**Stated task**
Using the listing below, please print exactly the lines from the one with "Recreate this image as a LaTeX" through the one with "minimum width=309pt] (b6)". Leave out every picture.

**Records supplied**

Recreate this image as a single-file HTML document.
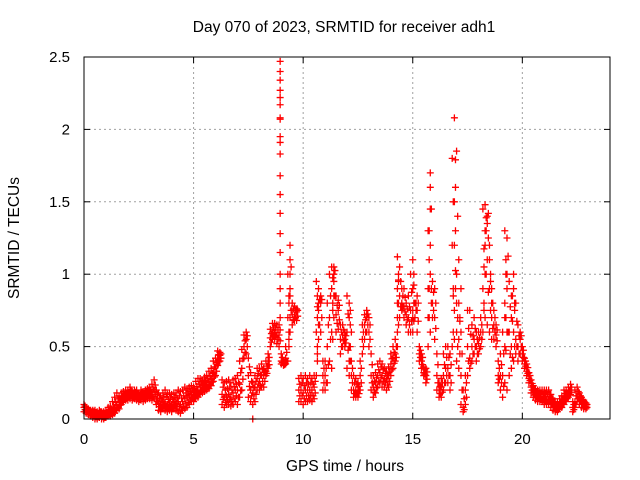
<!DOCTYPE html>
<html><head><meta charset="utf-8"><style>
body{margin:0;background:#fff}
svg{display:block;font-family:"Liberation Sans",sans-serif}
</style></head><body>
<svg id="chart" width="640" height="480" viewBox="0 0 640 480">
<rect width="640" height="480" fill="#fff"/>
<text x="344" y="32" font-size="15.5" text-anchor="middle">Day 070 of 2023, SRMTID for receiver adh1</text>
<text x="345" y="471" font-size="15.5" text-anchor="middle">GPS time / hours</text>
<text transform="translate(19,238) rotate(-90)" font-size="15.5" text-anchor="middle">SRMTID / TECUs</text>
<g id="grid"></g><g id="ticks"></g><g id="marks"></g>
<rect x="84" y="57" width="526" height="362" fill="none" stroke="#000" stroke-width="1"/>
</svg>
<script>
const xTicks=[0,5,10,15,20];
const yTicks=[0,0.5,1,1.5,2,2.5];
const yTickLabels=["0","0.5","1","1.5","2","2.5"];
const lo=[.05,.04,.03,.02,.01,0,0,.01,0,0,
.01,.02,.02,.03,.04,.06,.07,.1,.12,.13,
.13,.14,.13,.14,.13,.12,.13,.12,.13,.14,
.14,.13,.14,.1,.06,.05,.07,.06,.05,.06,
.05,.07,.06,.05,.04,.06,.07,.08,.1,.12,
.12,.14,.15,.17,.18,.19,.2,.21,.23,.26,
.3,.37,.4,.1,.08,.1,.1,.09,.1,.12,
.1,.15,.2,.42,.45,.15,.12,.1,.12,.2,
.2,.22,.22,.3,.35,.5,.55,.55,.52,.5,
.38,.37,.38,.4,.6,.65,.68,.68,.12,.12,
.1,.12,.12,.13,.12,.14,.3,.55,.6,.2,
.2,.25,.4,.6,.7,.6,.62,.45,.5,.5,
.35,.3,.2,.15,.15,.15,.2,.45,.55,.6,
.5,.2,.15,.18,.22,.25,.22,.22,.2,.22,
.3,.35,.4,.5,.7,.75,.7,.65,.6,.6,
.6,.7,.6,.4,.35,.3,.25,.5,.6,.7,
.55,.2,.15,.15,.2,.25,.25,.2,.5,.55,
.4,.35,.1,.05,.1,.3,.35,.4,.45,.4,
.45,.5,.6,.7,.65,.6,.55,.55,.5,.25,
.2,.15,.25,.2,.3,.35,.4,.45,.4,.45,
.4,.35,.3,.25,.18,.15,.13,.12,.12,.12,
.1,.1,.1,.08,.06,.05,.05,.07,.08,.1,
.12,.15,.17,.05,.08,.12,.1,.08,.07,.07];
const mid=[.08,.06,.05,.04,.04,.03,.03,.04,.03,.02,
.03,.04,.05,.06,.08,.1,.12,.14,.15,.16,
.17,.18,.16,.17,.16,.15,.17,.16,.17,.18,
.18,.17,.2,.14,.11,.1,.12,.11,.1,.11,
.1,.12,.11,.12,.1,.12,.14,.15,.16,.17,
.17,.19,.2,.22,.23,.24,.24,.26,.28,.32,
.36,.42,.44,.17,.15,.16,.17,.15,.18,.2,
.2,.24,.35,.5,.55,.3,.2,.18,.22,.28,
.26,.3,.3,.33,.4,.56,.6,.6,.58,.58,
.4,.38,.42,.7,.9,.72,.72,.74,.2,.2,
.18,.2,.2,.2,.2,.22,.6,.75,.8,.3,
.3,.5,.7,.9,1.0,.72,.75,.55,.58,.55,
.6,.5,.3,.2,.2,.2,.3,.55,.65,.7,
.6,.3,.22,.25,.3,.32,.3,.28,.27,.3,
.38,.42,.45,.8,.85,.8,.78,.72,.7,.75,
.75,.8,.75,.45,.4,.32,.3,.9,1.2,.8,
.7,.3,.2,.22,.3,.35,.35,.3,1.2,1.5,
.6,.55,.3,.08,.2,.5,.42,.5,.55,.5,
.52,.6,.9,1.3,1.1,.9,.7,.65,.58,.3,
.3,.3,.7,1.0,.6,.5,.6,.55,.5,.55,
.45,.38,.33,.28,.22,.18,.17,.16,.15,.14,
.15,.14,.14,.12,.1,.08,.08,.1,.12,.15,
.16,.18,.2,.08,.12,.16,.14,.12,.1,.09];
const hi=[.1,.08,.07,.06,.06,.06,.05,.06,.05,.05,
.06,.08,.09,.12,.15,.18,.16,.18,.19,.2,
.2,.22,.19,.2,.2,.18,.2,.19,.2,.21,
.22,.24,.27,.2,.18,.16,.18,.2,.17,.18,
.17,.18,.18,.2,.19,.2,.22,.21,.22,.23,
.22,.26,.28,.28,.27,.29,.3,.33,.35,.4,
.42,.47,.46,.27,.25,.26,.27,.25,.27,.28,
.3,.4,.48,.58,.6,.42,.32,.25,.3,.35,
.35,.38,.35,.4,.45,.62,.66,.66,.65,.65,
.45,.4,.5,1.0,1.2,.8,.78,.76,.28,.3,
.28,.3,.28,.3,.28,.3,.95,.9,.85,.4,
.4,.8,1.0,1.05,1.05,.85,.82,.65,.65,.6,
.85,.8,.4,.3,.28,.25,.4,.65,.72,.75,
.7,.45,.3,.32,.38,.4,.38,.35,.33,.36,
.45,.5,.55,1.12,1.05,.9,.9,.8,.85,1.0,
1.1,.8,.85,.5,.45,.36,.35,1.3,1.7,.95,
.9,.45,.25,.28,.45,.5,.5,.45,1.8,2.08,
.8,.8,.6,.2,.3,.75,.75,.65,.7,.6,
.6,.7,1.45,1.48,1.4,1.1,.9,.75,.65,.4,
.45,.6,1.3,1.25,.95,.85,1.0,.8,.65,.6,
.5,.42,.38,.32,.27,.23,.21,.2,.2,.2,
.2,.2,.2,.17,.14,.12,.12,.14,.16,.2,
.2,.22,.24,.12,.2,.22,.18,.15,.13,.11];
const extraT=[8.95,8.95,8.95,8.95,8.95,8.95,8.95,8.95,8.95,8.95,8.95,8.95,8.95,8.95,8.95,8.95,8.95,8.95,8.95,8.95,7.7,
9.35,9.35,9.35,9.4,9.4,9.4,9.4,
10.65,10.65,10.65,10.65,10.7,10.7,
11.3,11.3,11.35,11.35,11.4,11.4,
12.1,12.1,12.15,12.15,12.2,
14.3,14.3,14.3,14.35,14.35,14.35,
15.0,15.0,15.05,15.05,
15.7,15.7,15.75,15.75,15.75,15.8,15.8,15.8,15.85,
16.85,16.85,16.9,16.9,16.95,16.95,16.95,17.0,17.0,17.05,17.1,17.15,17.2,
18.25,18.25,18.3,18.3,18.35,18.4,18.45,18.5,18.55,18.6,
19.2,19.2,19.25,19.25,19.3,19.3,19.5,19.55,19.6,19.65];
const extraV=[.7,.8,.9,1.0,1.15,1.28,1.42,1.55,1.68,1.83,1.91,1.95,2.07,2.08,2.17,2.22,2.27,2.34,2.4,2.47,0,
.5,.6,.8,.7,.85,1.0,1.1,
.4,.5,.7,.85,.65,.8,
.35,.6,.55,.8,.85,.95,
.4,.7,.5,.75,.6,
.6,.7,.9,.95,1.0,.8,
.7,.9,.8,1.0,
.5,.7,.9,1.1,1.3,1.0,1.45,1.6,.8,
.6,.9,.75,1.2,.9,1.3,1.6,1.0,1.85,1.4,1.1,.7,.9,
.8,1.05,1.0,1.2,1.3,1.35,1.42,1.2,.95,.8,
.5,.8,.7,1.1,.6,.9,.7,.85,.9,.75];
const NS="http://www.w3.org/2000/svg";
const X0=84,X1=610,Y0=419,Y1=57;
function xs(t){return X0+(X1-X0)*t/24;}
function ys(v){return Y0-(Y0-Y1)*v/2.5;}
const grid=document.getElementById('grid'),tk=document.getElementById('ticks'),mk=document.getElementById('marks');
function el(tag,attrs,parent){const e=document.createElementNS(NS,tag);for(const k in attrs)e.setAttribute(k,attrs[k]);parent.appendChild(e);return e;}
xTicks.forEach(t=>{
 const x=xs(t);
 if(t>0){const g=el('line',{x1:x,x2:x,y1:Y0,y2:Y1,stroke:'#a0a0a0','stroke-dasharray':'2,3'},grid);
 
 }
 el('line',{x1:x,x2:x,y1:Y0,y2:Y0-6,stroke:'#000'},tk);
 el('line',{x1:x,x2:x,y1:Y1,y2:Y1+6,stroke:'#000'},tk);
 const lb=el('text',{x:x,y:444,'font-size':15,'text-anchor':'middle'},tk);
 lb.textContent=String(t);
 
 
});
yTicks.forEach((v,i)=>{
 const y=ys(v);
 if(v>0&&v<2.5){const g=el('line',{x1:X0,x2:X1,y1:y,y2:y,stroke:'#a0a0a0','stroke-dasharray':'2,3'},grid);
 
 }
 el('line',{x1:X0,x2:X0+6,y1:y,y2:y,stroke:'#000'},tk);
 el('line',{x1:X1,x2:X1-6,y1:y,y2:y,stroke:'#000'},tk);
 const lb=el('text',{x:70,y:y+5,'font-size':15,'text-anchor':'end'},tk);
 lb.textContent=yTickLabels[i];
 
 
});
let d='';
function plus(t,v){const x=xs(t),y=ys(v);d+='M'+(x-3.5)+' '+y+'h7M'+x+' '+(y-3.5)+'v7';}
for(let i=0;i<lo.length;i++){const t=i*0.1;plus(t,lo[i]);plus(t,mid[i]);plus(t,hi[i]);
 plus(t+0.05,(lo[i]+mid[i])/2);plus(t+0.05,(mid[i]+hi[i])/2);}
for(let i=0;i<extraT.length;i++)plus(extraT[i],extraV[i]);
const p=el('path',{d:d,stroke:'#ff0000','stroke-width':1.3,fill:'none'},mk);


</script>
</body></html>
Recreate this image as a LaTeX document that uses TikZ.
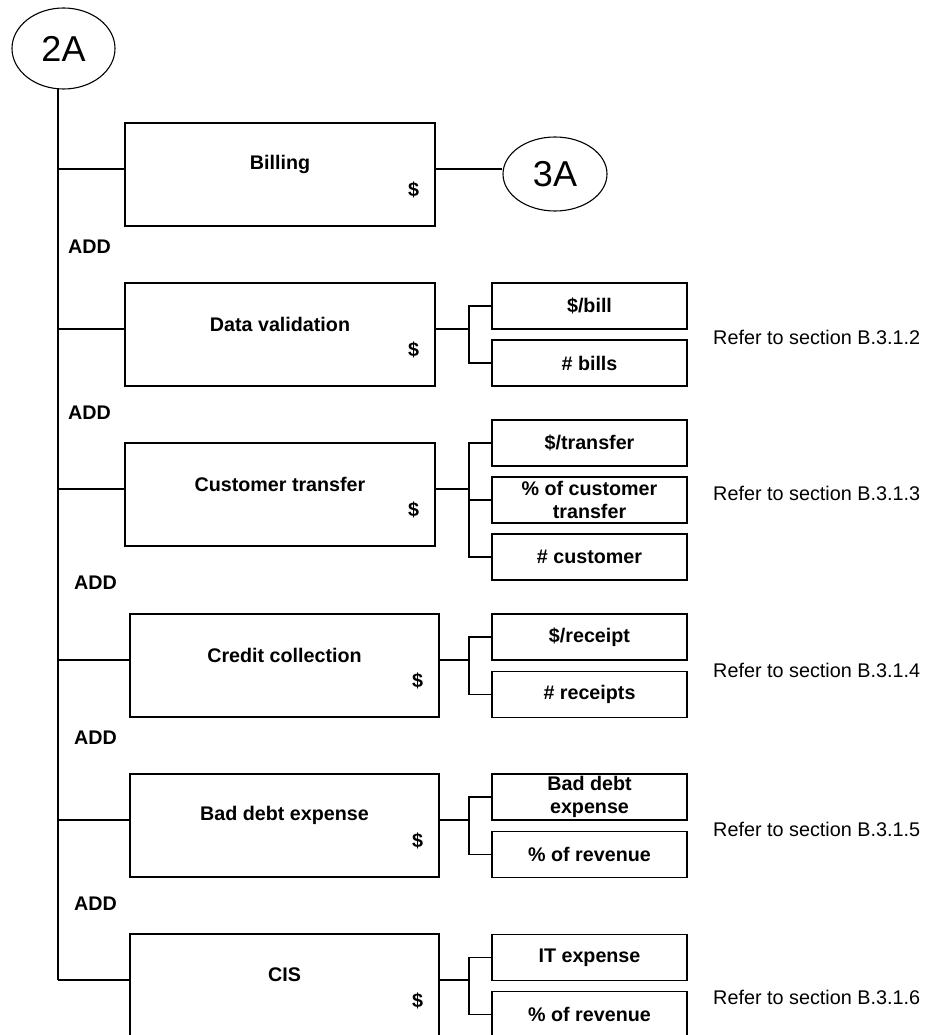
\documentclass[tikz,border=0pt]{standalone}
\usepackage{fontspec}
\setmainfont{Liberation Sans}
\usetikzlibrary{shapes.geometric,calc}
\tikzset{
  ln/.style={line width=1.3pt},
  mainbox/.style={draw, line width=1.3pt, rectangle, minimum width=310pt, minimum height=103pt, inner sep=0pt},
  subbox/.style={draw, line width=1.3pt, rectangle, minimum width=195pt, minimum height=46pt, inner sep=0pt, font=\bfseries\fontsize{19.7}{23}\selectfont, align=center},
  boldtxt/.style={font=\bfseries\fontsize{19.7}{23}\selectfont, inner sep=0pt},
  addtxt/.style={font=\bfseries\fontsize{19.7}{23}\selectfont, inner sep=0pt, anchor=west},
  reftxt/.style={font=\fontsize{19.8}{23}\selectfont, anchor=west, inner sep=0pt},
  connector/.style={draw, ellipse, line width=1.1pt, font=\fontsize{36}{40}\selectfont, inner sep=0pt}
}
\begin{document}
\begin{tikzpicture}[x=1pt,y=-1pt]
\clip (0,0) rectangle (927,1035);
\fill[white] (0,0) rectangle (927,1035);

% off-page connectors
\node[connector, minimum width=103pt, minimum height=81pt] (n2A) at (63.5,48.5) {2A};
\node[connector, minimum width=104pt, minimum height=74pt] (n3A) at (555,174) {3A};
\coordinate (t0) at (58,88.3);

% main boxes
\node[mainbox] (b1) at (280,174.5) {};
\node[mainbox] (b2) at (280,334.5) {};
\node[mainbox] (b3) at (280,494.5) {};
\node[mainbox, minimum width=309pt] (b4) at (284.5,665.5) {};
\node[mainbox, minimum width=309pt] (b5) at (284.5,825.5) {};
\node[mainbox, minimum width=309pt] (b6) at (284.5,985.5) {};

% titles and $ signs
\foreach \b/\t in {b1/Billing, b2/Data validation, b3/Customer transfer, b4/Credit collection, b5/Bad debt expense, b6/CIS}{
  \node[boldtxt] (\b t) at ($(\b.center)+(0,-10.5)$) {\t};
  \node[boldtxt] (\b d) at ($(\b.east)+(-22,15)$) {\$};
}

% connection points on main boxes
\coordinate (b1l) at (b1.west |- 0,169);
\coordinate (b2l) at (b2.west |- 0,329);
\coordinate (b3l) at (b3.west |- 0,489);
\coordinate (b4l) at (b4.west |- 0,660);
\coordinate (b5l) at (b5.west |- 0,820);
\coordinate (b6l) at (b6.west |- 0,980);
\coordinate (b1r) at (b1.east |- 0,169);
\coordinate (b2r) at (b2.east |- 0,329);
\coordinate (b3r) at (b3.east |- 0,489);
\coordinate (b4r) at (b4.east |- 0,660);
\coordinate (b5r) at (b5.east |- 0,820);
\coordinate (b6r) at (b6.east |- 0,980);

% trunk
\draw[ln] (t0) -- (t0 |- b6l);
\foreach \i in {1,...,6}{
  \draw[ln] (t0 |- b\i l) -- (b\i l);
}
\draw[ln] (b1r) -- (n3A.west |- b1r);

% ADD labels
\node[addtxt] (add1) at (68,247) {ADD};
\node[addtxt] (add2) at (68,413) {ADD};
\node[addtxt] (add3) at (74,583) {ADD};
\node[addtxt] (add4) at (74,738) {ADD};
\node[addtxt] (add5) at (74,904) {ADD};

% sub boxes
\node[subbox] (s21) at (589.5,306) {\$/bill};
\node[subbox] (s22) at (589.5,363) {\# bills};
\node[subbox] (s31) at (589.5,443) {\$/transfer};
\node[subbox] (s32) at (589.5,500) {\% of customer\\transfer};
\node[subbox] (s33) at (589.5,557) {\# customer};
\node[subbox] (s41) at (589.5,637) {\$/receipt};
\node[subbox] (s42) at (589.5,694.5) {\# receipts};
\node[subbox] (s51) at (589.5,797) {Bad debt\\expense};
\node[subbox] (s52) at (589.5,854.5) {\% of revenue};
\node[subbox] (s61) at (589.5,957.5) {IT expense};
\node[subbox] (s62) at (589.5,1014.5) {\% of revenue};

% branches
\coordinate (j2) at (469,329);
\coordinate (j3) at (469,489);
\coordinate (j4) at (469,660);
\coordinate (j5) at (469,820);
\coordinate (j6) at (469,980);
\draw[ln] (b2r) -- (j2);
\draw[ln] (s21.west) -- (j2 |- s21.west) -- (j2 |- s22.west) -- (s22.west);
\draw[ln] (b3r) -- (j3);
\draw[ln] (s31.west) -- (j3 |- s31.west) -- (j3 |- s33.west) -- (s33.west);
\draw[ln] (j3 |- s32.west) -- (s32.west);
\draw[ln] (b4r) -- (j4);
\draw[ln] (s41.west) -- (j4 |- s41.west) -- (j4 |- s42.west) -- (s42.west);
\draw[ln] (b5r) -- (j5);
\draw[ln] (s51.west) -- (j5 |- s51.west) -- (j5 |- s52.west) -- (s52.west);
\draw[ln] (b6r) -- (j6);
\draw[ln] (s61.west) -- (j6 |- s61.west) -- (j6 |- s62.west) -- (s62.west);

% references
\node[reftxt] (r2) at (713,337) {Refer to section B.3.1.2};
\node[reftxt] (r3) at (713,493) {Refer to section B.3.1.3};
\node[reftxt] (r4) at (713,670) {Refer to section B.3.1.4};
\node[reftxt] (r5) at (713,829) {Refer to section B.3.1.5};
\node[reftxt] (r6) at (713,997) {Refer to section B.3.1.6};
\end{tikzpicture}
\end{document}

**Solved problem**
Recreate this image as a LaTeX document that uses TikZ.
\documentclass[tikz,border=0pt]{standalone}
\usepackage{fontspec}
\setmainfont{Liberation Sans}
\usetikzlibrary{shapes.geometric,calc}
\tikzset{
  ln/.style={line width=1.3pt},
  mainbox/.style={draw, line width=1.3pt, rectangle, minimum width=310pt, minimum height=103pt, inner sep=0pt},
  subbox/.style={draw, line width=1.3pt, rectangle, minimum width=195pt, minimum height=46pt, inner sep=0pt, font=\bfseries\fontsize{19.7}{23}\selectfont, align=center},
  boldtxt/.style={font=\bfseries\fontsize{19.7}{23}\selectfont, inner sep=0pt},
  addtxt/.style={font=\bfseries\fontsize{19.7}{23}\selectfont, inner sep=0pt, anchor=west},
  reftxt/.style={font=\fontsize{19.8}{23}\selectfont, anchor=west, inner sep=0pt},
  connector/.style={draw, ellipse, line width=1.1pt, font=\fontsize{36}{40}\selectfont, inner sep=0pt}
}
\begin{document}
\begin{tikzpicture}[x=1pt,y=-1pt]
\clip (0,0) rectangle (927,1035);
\fill[white] (0,0) rectangle (927,1035);

% off-page connectors
\node[connector, minimum width=103pt, minimum height=81pt] (n2A) at (63.5,48.5) {2A};
\node[connector, minimum width=104pt, minimum height=74pt] (n3A) at (555,174) {3A};
\coordinate (t0) at (58,88.3);

% main boxes
\node[mainbox] (b1) at (280,174.5) {};
\node[mainbox] (b2) at (280,334.5) {};
\node[mainbox] (b3) at (280,494.5) {};
\node[mainbox, minimum width=309pt] (b4) at (284.5,665.5) {};
\node[mainbox, minimum width=309pt] (b5) at (284.5,825.5) {};
\node[mainbox, minimum width=309pt] (b6) at (284.5,985.5) {};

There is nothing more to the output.